Don’t order an echocardiogram for the routine evaluation of pediatric chest pain in the absence of a concerning history or ECG abnormalities.
|Rationale and Comments:||Chest pain is a common presenting symptom in pediatrics but is rarely life-threatening, and the vast majority of cases are not cardiac in origin. Therefore, the addition of an echocardiogram only adds diagnostic value in very limited circumstances and increases the cost of care. If the patient has a concerning personal history (exertional chest pain with an abnormal ECG) or family history of sudden or unexplained death or cardiomyopathy or ECG abnormalities, consultation with a pediatric cardiologist is generally recommended prior to obtaining an echocardiogram. Therefore, it is important to obtain a complete personal and family history,* physical examination, and screening ECG, if the treating physician feels that the chest pain is cardiac in nature, prior to proceeding with cardiac consultation and echocardiography. (*Family history should assess specifically for the following types of cardiovascular diseases: connective tissue disorders; cardiomyopathies; arrhythmias, including need for pacemaker or defibrillator implantation; storage diseases; sudden unexplained death; premature cardiovascular disease prior to the age of 50 years.)|
|References:||• Campbell RM, et al. ACC/AAP/AHA/ASE/HRS/SCAI/SCCT/SCMR/SOPE 2014 appropriate use criteria for initial transthoracic echocardiography in outpatient pediatric cardiology: a report of the American College of Cardiology Appropriate Use Criteria Task Force, American Academy of Pediatrics, American Heart Association, American Society of Echocardiography, Heart Rhythm Society, Society for Cardiovascular Angiography and Interventions, Society of Cardiovascular Computed Tomography, Society for Cardiovascular Magnetic Resonance, and Society of Pediatric Echocardiography. J Am Coll Cardiol. 2014;64(19):2039-2060.
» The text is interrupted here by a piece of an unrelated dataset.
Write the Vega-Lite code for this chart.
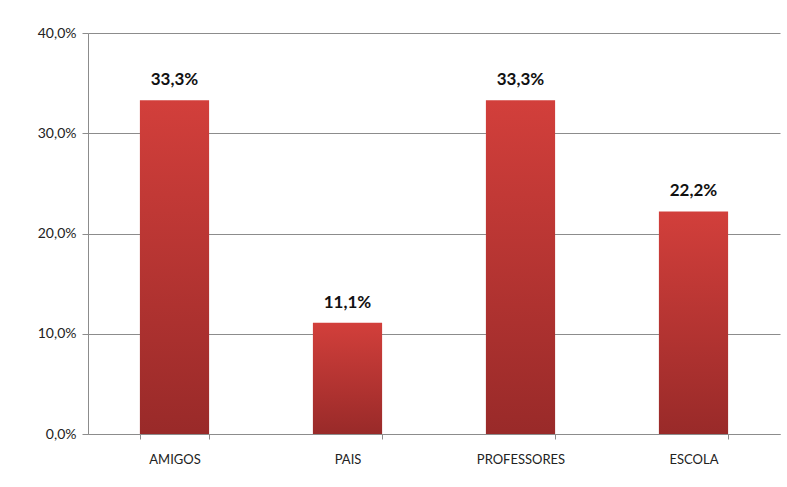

• Friedman KG, et al. Management of pediatric chest pain using a standardized assessment and management plan. Pediatrics. 2011;128(2):239-245.
• Chamberlain RC, et al. Evaluating appropriate use of pediatric echocardiograms for chest pain in outpatient clinics. J Am Soc Echocardiogr. 2017;30(7):708-713.
• Nguyen T, et al. Application of the pediatric appropriate use criteria for chest pain. J Pediatr. 2017;185:124-128.